OpenCL 128bit multiplication result

I need to multipltcate two unsigned 64 bit integers (unsigned long) inside an OpenCL-kernel, the result an 128 bit integer (unsigned long long).

Newer versions of openCL seem to support this type.

unsigned long m1, m2;
.
.
unsigned long long result = m1 * (unsigned long long)m2;

This code works, but is quite slow. This is essentially multiplying 64 bit with 128 bit. I only need 64 bit with 64 bit.

Is there a way to set the result type of a multiplication, without converting one multiplicand to 128 bit?

Solution

A decent compiler should notice your 64->128bit upcast and not produce any machine code for the zeroed high source bits.

However, GPUs tend to be quite slow at large integer multiplication. For example, according to the latest information I'm aware of, AMD's GCN GPUs are 5 times faster at multiplying floats than 32*32bit integers.

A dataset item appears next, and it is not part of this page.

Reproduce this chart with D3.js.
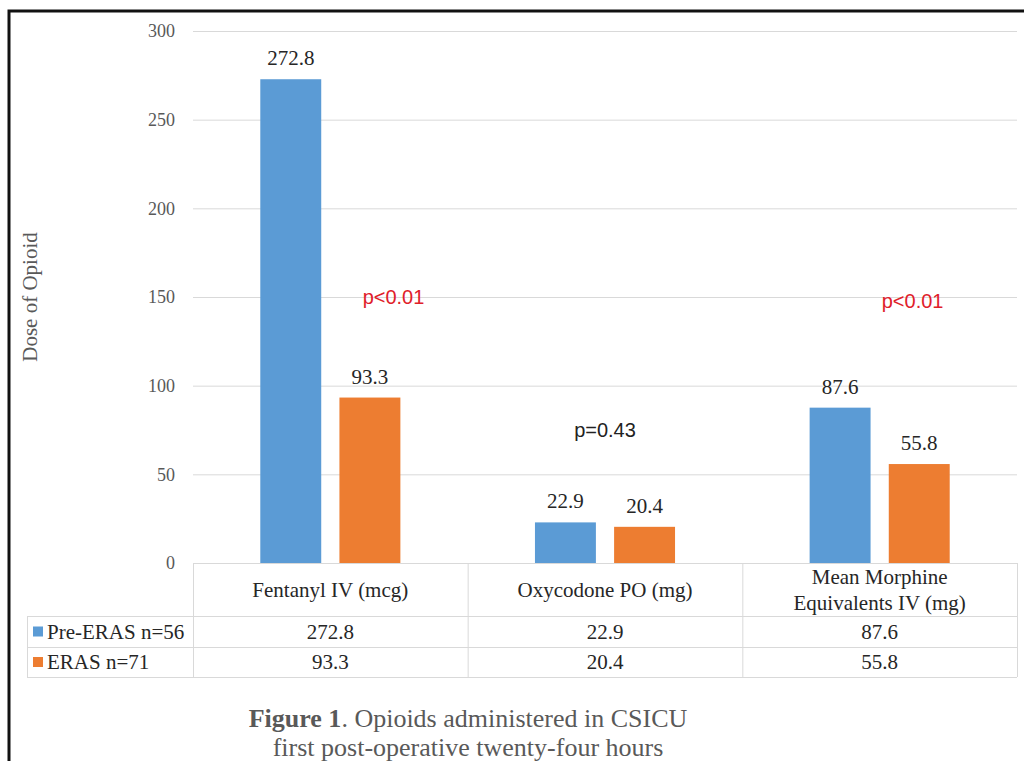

I suspect that's with only a 32-bit (low) result though, as getting the high 32 bits is a separate instruction, so it's presumably even slower for the full 64-bit result.

Most GPUs these days are much faster at working with 24-bit integers. (5 times as fast in the case of the aforementioned AMD GPUs.) I wonder if you might be able to decompose your 64-bit integers into 3 24-bit words (or even 2 if your values will fit in 48 bits) and implement the long multiplication by hand. (Possibly via Karatsuba's or similar algorithms; not sure which will work best as mul, add, and mad tend to be equally fast as each other on GPUs.) Getting at the high 16 bits of each 24x24 bit multiplication will be the hard part though, as OpenCL doesn't appear to give you access to that via a dedicated function, unlike the low 32 bits via mul24. If you're targeting one or more specific OpenCL implementation(s), it might be possible to hand-write assembly language for the GPU(s) you're targeting though.